**Given problem**
Write the data out again exactly, dropping any images it holds.

►

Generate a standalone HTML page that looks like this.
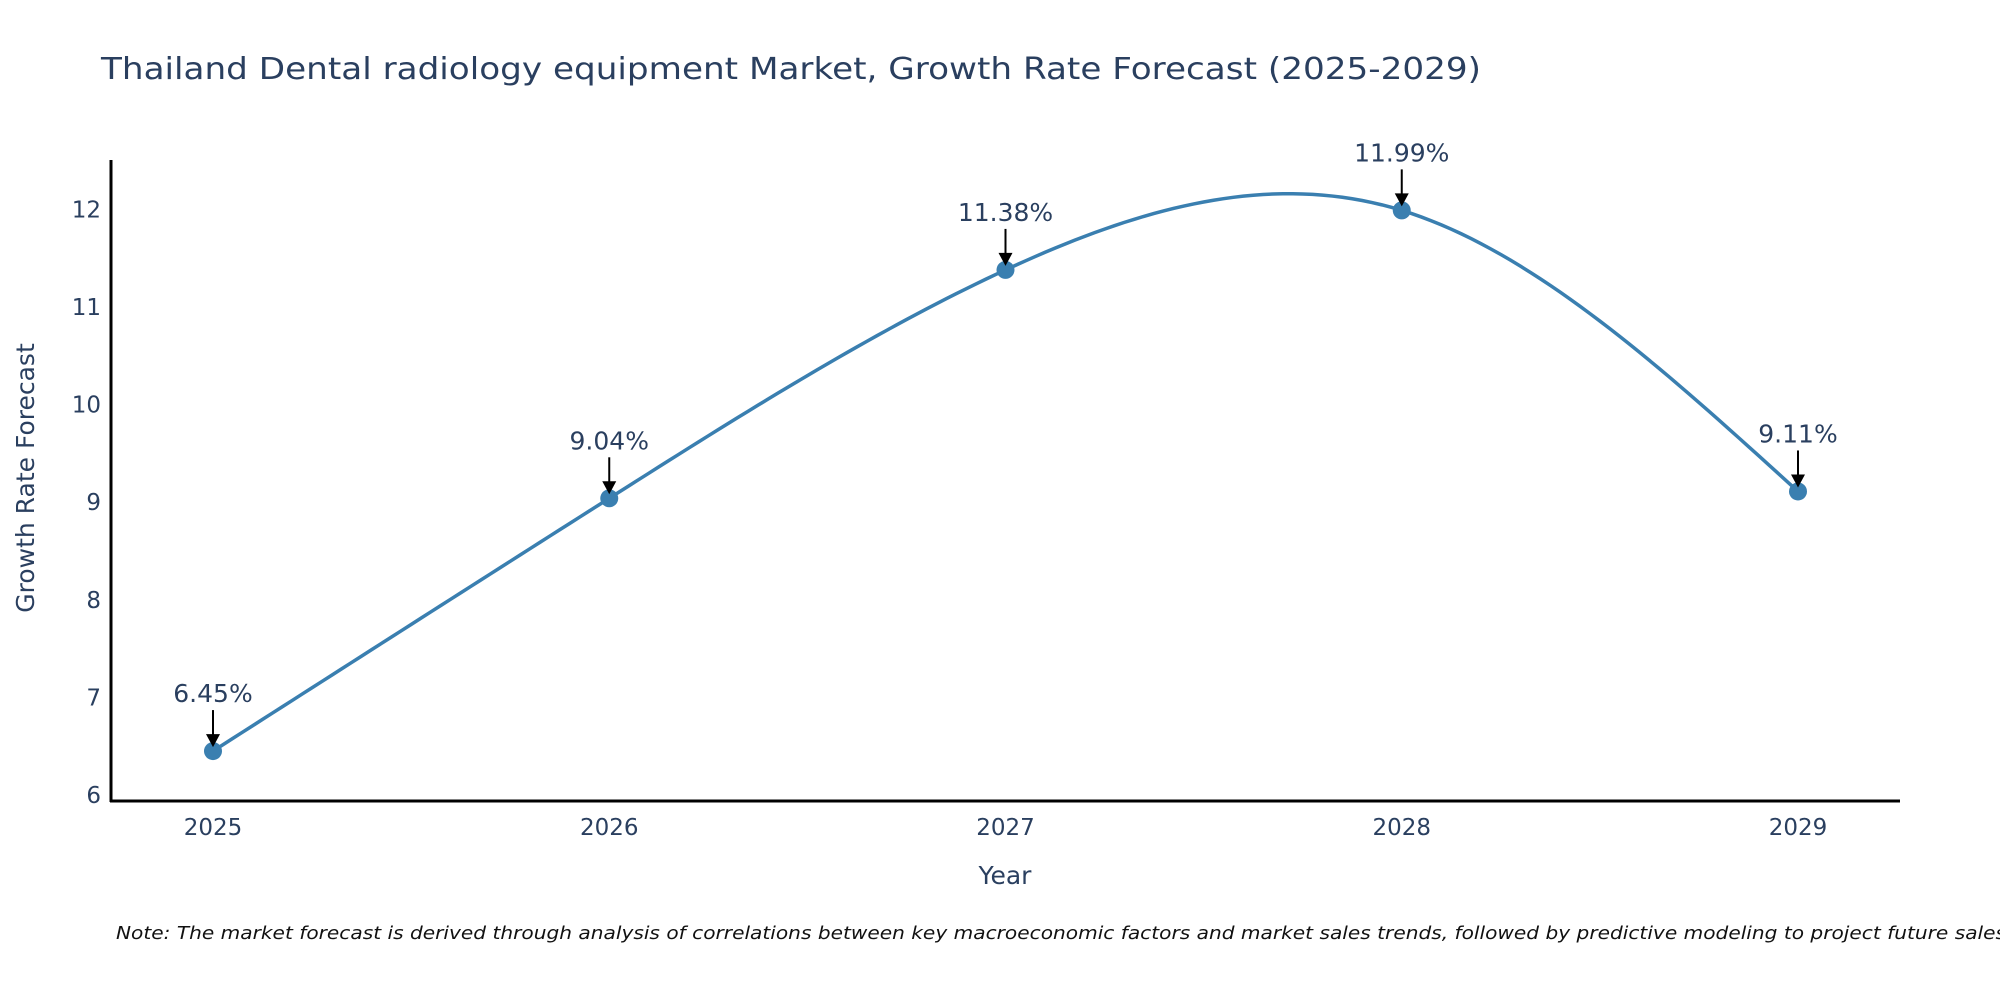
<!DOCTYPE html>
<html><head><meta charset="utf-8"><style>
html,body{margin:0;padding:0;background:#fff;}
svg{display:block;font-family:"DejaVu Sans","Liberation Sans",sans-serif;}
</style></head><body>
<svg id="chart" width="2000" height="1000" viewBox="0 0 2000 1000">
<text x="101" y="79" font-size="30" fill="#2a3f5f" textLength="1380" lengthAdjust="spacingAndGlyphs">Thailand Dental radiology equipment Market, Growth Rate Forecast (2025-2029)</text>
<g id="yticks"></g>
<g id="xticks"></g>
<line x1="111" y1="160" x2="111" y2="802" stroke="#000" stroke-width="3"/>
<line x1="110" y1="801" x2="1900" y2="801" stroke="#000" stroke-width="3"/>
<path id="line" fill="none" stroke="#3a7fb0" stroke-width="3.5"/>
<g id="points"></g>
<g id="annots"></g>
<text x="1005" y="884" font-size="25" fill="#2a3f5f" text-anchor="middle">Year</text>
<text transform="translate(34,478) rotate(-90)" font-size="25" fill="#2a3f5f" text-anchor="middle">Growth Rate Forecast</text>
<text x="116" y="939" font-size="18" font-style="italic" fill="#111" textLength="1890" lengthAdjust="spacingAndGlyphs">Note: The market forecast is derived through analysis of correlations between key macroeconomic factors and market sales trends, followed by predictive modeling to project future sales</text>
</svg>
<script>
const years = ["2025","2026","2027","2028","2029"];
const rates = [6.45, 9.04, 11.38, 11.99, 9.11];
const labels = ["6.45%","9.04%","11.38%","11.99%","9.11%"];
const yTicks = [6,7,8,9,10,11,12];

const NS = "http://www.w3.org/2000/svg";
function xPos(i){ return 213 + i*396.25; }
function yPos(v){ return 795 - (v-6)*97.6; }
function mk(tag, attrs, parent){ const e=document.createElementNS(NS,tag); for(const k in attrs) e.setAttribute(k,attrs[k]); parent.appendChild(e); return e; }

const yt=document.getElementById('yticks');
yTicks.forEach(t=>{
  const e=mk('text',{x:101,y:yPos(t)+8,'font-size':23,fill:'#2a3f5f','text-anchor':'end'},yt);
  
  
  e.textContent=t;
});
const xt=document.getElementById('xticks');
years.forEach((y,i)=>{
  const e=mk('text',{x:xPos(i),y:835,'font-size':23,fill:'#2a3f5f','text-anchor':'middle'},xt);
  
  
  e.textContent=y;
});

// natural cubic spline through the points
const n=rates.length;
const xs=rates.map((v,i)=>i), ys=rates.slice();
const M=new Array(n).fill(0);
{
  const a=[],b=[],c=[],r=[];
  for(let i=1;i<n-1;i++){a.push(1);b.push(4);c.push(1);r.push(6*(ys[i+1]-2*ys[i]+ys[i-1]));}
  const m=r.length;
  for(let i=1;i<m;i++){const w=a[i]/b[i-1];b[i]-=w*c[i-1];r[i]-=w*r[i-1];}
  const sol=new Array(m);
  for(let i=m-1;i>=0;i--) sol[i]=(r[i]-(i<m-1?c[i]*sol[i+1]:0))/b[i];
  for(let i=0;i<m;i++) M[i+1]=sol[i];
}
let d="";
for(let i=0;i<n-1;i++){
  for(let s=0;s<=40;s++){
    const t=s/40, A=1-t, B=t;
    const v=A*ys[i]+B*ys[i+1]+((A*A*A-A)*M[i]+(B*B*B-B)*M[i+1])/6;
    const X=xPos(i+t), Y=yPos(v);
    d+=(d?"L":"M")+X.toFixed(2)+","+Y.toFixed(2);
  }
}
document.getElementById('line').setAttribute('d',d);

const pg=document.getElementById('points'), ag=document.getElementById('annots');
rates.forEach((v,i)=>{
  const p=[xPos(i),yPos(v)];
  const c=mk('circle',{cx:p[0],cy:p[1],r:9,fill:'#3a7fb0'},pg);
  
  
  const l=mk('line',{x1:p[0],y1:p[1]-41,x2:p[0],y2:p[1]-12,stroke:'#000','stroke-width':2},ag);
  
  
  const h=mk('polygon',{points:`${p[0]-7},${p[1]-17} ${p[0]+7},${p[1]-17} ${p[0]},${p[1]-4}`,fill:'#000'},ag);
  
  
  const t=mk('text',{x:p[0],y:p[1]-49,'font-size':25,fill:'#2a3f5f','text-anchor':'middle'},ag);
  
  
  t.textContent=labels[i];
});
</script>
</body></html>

◄

**Result below**
Generate a standalone HTML page that looks like this.
<!DOCTYPE html>
<html><head><meta charset="utf-8"><style>
html,body{margin:0;padding:0;background:#fff;}
svg{display:block;font-family:"DejaVu Sans","Liberation Sans",sans-serif;}
</style></head><body>
<svg id="chart" width="2000" height="1000" viewBox="0 0 2000 1000">
<text x="101" y="79" font-size="30" fill="#2a3f5f" textLength="1380" lengthAdjust="spacingAndGlyphs">Thailand Dental radiology equipment Market, Growth Rate Forecast (2025-2029)</text>
<g id="yticks"></g>
<g id="xticks"></g>
<line x1="111" y1="160" x2="111" y2="802" stroke="#000" stroke-width="3"/>
<line x1="110" y1="801" x2="1900" y2="801" stroke="#000" stroke-width="3"/>
<path id="line" fill="none" stroke="#3a7fb0" stroke-width="3.5"/>
<g id="points"></g>
<g id="annots"></g>
<text x="1005" y="884" font-size="25" fill="#2a3f5f" text-anchor="middle">Year</text>
<text transform="translate(34,478) rotate(-90)" font-size="25" fill="#2a3f5f" text-anchor="middle">Growth Rate Forecast</text>
<text x="116" y="939" font-size="18" font-style="italic" fill="#111" textLength="1890" lengthAdjust="spacingAndGlyphs">Note: The market forecast is derived through analysis of correlations between key macroeconomic factors and market sales trends, followed by predictive modeling to project future sales</text>
</svg>
<script>
const years = ["2025","2026","2027","2028","2029"];
const rates = [6.45, 9.04, 11.38, 11.99, 9.11];
const labels = ["6.45%","9.04%","11.38%","11.99%","9.11%"];
const yTicks = [6,7,8,9,10,11,12];

const NS = "http://www.w3.org/2000/svg";
function xPos(i){ return 213 + i*396.25; }
function yPos(v){ return 795 - (v-6)*97.6; }
function mk(tag, attrs, parent){ const e=document.createElementNS(NS,tag); for(const k in attrs) e.setAttribute(k,attrs[k]); parent.appendChild(e); return e; }

const yt=document.getElementById('yticks');
yTicks.forEach(t=>{
  const e=mk('text',{x:101,y:yPos(t)+8,'font-size':23,fill:'#2a3f5f','text-anchor':'end'},yt);
  
  
  e.textContent=t;
});
const xt=document.getElementById('xticks');
years.forEach((y,i)=>{
  const e=mk('text',{x:xPos(i),y:835,'font-size':23,fill:'#2a3f5f','text-anchor':'middle'},xt);
  
  
  e.textContent=y;
});

// natural cubic spline through the points
const n=rates.length;
const xs=rates.map((v,i)=>i), ys=rates.slice();
const M=new Array(n).fill(0);
{
  const a=[],b=[],c=[],r=[];
  for(let i=1;i<n-1;i++){a.push(1);b.push(4);c.push(1);r.push(6*(ys[i+1]-2*ys[i]+ys[i-1]));}
  const m=r.length;
  for(let i=1;i<m;i++){const w=a[i]/b[i-1];b[i]-=w*c[i-1];r[i]-=w*r[i-1];}
  const sol=new Array(m);
  for(let i=m-1;i>=0;i--) sol[i]=(r[i]-(i<m-1?c[i]*sol[i+1]:0))/b[i];
  for(let i=0;i<m;i++) M[i+1]=sol[i];
}
let d="";
for(let i=0;i<n-1;i++){
  for(let s=0;s<=40;s++){
    const t=s/40, A=1-t, B=t;
    const v=A*ys[i]+B*ys[i+1]+((A*A*A-A)*M[i]+(B*B*B-B)*M[i+1])/6;
    const X=xPos(i+t), Y=yPos(v);
    d+=(d?"L":"M")+X.toFixed(2)+","+Y.toFixed(2);
  }
}
document.getElementById('line').setAttribute('d',d);

const pg=document.getElementById('points'), ag=document.getElementById('annots');
rates.forEach((v,i)=>{
  const p=[xPos(i),yPos(v)];
  const c=mk('circle',{cx:p[0],cy:p[1],r:9,fill:'#3a7fb0'},pg);
  
  
  const l=mk('line',{x1:p[0],y1:p[1]-41,x2:p[0],y2:p[1]-12,stroke:'#000','stroke-width':2},ag);
  
  
  const h=mk('polygon',{points:`${p[0]-7},${p[1]-17} ${p[0]+7},${p[1]-17} ${p[0]},${p[1]-4}`,fill:'#000'},ag);
  
  
  const t=mk('text',{x:p[0],y:p[1]-49,'font-size':25,fill:'#2a3f5f','text-anchor':'middle'},ag);
  
  
  t.textContent=labels[i];
});
</script>
</body></html>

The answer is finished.